-- BEGIN DATA ROWS --

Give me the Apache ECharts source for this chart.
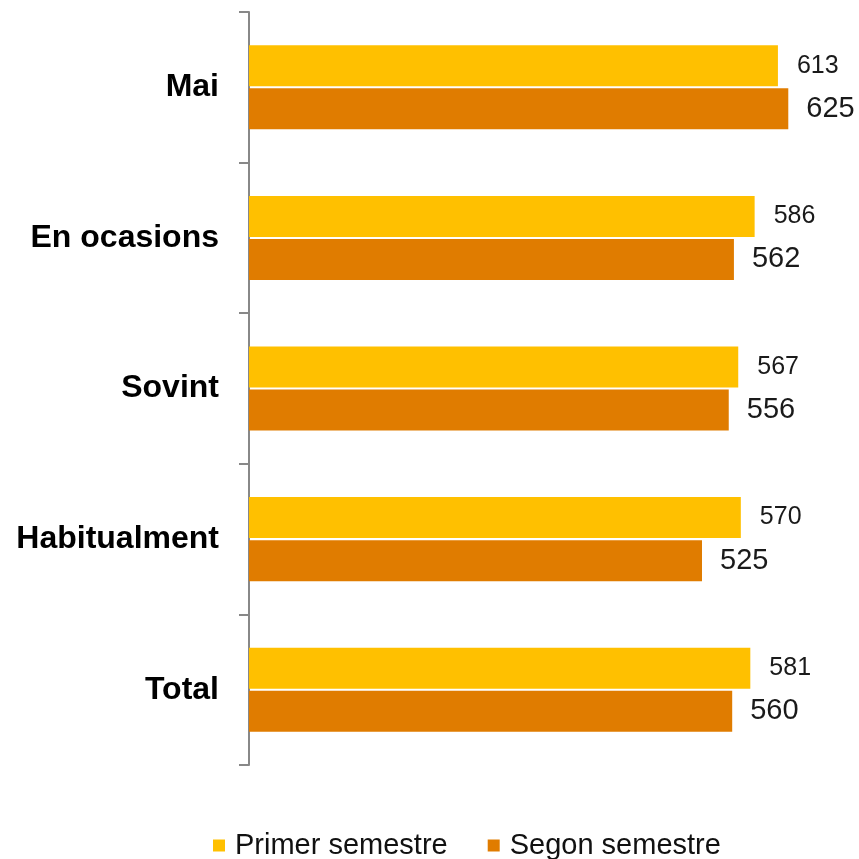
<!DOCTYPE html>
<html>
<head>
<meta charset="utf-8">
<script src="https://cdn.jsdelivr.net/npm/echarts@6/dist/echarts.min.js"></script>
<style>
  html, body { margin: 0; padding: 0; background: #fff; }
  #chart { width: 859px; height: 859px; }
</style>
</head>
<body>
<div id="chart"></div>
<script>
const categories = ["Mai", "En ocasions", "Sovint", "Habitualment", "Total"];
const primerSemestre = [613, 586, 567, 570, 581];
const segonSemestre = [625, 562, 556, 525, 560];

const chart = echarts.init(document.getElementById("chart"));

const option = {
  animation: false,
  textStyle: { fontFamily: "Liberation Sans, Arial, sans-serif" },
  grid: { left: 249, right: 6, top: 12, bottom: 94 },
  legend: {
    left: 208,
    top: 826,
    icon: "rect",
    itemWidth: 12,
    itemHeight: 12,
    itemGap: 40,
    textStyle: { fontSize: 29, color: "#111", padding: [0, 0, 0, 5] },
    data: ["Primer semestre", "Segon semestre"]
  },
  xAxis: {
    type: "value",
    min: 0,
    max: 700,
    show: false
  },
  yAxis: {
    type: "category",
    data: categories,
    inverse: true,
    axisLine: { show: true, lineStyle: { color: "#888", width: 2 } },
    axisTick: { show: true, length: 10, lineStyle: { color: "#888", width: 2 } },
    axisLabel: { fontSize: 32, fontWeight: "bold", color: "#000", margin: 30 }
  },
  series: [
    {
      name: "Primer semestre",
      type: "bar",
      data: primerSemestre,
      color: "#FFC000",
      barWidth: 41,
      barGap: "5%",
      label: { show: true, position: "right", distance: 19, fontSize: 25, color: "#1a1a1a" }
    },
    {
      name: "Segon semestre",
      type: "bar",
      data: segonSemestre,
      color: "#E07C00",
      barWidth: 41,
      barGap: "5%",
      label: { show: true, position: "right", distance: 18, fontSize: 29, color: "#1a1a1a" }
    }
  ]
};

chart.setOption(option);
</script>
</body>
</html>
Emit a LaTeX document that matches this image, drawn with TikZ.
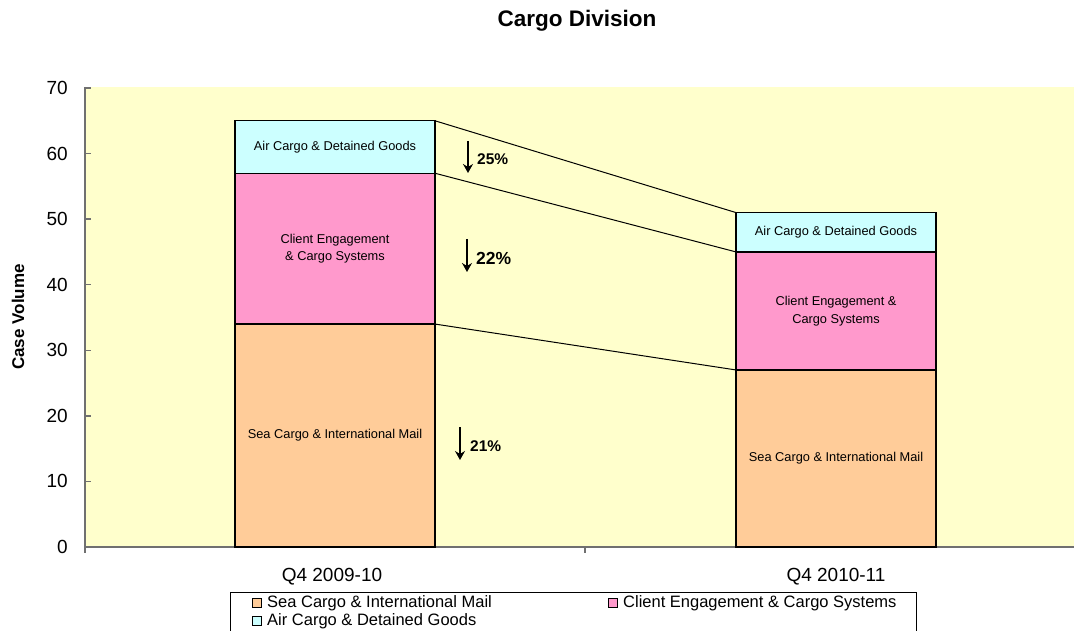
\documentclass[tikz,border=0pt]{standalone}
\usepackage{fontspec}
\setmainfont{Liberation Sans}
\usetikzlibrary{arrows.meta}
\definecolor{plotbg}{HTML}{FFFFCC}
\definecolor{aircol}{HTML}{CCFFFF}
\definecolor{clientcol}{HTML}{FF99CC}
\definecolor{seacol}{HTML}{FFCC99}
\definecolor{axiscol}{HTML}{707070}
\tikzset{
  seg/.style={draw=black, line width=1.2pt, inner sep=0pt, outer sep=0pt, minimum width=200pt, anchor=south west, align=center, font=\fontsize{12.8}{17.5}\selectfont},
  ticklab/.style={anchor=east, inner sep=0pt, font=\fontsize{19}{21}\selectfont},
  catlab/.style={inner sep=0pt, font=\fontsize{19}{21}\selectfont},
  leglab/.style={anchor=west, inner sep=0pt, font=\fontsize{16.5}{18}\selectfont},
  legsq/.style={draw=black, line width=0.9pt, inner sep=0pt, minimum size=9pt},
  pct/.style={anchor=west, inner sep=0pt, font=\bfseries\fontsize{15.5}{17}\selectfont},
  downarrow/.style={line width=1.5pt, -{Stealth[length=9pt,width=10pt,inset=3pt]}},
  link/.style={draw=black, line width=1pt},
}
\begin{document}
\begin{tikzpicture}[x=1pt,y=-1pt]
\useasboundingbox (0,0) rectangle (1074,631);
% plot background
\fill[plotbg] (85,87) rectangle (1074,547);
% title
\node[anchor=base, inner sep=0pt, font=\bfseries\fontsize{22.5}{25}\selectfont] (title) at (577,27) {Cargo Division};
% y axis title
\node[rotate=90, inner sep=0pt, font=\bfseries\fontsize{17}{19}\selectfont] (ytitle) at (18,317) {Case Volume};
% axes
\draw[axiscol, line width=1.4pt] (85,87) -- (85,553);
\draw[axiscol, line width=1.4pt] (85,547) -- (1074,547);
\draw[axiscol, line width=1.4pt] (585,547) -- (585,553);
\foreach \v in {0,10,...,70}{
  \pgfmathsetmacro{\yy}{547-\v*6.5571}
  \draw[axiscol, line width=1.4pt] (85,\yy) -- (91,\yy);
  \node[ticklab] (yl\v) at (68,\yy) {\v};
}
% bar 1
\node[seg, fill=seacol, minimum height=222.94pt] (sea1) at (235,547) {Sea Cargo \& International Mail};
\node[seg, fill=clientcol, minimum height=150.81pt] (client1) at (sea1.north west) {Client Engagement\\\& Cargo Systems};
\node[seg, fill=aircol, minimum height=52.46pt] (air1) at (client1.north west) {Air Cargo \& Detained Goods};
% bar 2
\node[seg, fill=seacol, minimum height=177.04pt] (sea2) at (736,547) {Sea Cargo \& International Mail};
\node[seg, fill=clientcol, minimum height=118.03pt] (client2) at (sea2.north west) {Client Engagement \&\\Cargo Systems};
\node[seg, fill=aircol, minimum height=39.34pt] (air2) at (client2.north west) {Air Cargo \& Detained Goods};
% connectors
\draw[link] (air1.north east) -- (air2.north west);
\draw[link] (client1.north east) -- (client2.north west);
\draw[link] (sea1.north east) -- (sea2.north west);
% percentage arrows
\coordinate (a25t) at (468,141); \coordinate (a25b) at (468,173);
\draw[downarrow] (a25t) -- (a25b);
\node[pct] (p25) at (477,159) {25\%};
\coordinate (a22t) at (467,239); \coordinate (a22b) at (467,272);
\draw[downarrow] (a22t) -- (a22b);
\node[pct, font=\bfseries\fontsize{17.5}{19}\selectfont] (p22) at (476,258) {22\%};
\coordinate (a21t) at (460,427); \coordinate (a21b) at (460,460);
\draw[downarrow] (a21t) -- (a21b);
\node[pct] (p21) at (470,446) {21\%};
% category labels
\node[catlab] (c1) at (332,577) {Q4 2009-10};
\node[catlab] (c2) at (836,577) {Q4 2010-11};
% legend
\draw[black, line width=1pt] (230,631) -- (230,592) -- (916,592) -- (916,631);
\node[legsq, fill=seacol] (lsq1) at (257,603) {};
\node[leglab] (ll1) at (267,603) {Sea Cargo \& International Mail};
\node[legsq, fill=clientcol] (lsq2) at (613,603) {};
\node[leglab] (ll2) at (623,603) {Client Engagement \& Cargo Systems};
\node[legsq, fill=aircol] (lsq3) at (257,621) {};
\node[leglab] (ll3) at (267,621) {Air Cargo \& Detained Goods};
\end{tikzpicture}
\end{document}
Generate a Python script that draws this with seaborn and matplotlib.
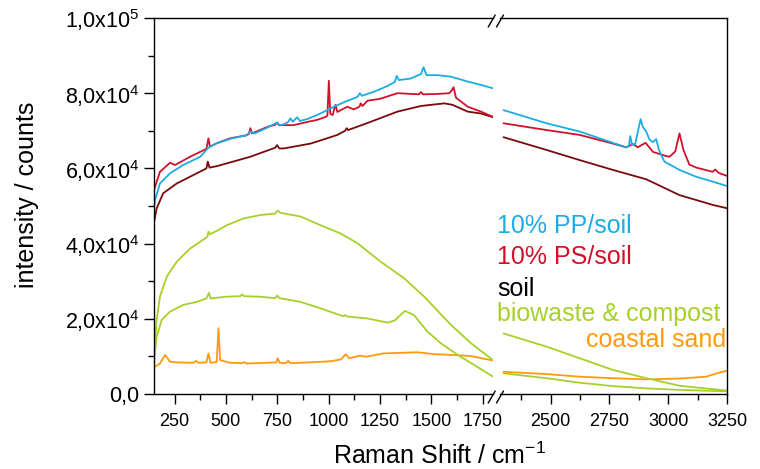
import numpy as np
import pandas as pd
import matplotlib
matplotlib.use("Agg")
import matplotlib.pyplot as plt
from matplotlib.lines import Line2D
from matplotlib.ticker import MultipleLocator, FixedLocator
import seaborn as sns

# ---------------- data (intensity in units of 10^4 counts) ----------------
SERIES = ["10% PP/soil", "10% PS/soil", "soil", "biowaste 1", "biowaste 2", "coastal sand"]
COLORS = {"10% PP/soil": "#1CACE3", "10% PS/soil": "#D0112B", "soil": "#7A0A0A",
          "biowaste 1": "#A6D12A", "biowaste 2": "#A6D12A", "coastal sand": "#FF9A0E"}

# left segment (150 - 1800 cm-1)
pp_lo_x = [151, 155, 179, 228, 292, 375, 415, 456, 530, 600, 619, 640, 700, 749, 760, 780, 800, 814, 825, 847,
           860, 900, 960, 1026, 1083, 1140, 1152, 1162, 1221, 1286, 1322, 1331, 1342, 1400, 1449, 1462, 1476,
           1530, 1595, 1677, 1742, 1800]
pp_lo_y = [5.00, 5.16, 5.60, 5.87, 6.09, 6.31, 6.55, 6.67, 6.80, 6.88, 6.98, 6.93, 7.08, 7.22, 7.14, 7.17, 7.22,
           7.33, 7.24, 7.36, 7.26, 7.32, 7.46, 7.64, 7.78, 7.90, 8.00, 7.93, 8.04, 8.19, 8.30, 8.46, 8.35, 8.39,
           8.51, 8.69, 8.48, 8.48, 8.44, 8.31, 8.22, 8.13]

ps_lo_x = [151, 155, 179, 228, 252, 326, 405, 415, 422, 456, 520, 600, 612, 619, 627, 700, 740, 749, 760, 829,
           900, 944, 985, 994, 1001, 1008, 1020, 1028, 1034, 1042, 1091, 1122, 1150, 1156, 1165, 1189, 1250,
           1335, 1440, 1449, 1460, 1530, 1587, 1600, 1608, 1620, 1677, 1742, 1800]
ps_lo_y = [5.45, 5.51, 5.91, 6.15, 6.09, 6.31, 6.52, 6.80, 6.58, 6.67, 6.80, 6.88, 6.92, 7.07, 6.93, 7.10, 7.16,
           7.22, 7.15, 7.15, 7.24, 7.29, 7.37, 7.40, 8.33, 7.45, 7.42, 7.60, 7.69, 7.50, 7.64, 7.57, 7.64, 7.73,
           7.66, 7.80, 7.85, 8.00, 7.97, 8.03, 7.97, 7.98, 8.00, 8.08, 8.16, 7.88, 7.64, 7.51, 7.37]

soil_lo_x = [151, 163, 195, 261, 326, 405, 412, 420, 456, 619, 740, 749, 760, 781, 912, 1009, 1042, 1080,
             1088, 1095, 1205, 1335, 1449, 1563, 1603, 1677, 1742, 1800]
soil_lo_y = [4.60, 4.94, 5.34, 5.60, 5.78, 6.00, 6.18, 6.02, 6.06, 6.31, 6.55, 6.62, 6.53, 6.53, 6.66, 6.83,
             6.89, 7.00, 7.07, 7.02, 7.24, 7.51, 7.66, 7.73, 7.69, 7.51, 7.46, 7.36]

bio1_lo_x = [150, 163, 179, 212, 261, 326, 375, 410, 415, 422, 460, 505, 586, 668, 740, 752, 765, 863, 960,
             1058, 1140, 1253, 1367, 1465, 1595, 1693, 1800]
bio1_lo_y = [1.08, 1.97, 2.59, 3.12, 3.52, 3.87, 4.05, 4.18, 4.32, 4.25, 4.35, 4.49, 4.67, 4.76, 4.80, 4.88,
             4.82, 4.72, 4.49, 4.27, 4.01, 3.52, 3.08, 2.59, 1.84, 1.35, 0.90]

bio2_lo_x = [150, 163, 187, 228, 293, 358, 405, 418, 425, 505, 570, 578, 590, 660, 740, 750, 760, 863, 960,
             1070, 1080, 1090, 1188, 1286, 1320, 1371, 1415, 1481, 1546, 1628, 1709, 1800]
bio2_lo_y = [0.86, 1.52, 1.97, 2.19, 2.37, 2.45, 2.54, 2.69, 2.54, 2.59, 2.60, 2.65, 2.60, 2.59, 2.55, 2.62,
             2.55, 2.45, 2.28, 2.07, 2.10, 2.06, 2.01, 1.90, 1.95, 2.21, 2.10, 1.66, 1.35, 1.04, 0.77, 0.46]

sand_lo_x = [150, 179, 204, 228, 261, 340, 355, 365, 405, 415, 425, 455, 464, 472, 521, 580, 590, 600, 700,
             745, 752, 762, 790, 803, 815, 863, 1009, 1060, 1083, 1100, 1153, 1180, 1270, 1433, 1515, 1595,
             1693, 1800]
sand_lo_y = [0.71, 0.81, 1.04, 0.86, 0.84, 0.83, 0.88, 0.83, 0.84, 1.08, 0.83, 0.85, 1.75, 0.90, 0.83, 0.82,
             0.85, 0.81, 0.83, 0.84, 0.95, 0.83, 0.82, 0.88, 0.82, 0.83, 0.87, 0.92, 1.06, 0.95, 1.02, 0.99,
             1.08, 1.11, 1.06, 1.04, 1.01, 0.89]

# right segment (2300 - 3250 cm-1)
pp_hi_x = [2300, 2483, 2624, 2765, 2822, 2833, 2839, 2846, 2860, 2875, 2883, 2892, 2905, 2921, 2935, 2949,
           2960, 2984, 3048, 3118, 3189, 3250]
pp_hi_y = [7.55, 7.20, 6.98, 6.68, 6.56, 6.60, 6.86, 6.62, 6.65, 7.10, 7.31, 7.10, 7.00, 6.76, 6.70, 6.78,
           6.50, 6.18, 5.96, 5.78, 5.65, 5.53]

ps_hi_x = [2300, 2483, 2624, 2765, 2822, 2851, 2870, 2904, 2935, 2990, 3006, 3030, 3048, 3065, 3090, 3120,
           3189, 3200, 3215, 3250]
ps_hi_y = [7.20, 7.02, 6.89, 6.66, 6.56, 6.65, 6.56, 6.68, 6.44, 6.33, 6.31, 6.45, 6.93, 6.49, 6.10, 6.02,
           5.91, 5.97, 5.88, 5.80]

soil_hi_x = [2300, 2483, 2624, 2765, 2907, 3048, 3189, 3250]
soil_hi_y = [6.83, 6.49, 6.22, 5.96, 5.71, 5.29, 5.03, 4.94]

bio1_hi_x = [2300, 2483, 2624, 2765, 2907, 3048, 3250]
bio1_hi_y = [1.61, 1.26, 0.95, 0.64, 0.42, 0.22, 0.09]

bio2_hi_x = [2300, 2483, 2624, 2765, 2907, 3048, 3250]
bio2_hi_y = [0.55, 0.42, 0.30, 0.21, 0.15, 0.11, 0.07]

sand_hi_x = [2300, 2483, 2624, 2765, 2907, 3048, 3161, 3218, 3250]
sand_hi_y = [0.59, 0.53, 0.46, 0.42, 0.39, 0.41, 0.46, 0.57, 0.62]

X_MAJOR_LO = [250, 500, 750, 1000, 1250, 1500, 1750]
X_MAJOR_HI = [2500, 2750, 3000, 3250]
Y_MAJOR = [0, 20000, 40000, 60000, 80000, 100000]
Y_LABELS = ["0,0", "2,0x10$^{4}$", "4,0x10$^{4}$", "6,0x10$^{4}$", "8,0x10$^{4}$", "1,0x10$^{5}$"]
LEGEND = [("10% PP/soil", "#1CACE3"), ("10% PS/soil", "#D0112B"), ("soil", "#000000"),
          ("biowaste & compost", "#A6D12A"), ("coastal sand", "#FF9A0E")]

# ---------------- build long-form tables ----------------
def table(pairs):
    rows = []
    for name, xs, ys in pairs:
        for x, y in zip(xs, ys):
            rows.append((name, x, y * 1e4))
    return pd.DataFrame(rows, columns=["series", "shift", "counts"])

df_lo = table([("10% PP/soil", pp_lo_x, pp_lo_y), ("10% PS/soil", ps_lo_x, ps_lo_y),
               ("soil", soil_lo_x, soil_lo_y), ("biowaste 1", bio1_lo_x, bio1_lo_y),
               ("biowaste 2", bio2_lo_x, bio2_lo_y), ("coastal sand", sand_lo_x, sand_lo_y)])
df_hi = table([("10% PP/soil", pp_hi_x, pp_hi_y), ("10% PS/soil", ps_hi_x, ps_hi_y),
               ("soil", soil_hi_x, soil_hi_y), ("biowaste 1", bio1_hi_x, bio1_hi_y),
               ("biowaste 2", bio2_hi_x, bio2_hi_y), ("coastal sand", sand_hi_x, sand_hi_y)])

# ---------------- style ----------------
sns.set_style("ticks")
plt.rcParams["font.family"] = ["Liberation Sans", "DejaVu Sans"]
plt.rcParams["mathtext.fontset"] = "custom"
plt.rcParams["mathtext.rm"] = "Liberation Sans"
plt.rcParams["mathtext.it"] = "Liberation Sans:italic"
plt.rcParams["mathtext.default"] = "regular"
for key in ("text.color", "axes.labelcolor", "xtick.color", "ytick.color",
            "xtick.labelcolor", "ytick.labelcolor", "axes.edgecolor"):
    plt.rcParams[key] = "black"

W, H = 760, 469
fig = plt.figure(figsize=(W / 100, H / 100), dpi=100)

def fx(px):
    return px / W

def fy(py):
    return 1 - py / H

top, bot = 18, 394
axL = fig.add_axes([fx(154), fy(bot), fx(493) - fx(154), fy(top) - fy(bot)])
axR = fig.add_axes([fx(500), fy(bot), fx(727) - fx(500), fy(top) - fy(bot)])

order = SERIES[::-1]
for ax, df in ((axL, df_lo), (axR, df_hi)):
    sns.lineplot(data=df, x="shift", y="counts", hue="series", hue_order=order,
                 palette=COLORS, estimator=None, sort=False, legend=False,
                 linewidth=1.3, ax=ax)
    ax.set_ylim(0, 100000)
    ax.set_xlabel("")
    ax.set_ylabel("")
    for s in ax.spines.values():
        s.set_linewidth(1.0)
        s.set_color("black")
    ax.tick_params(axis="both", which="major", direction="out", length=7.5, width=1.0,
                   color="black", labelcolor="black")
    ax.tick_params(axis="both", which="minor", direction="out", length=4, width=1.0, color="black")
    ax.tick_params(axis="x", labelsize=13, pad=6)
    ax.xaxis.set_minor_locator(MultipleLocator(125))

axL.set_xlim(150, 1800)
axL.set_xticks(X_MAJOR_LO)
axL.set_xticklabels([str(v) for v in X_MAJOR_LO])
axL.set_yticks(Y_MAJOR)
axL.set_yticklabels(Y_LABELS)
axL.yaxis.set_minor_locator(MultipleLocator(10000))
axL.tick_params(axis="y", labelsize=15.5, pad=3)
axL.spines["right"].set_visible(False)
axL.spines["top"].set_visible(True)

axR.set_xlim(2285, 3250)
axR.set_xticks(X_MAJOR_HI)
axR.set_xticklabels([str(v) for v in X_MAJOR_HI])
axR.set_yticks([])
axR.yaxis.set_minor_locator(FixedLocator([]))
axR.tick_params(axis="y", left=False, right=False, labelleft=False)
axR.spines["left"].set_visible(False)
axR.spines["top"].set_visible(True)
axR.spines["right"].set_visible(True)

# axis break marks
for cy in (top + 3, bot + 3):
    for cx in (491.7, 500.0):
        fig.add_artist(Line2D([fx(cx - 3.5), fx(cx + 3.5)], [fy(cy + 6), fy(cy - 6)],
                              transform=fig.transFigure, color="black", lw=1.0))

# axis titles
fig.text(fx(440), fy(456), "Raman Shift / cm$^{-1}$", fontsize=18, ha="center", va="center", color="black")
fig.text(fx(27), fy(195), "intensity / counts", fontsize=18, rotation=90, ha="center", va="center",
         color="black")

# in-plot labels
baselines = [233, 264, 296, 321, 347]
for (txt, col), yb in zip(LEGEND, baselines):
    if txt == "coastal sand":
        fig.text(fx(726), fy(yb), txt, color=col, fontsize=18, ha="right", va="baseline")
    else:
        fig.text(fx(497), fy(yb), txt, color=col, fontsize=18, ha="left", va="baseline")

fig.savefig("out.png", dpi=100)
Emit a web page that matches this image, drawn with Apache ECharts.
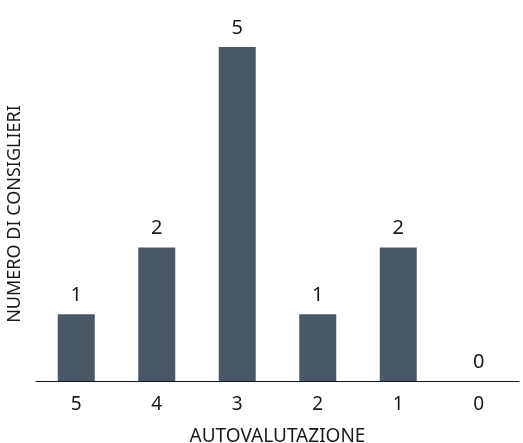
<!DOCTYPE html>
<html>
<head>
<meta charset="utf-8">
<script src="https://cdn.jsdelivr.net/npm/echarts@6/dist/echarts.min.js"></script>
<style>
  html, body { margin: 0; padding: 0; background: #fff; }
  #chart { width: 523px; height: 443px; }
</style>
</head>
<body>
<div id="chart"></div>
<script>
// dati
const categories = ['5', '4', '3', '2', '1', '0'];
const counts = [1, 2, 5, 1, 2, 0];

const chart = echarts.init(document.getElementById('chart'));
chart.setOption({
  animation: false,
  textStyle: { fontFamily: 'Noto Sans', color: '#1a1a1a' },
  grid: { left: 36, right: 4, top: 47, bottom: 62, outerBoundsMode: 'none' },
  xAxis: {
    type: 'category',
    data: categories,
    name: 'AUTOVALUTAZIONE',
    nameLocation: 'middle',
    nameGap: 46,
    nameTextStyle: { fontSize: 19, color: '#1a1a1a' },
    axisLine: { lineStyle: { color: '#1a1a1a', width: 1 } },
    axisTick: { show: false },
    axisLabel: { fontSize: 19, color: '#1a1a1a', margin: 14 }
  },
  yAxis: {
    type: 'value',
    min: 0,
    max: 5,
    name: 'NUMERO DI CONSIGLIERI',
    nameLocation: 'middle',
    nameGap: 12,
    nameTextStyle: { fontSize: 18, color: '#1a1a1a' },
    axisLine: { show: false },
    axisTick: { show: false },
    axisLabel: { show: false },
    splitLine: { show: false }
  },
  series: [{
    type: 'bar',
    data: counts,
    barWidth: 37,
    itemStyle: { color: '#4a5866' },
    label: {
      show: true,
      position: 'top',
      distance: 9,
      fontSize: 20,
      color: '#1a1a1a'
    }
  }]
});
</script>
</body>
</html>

-- END DATA ROWS --

(WHAT THIS TASK INVOLVES) Start at the line that contains "Generate a Python", stop at the line that contains "import seaborn as sns", and reproduce each line in that stretch exactly. Pictures are excluded.

(EXPECTED OUTPUT)
Generate a Python script that draws this with seaborn and matplotlib.
import numpy as np
import pandas as pd
import matplotlib
matplotlib.use("Agg")
import matplotlib.pyplot as plt
from matplotlib.lines import Line2D
from matplotlib.ticker import MultipleLocator, FixedLocator
import seaborn as sns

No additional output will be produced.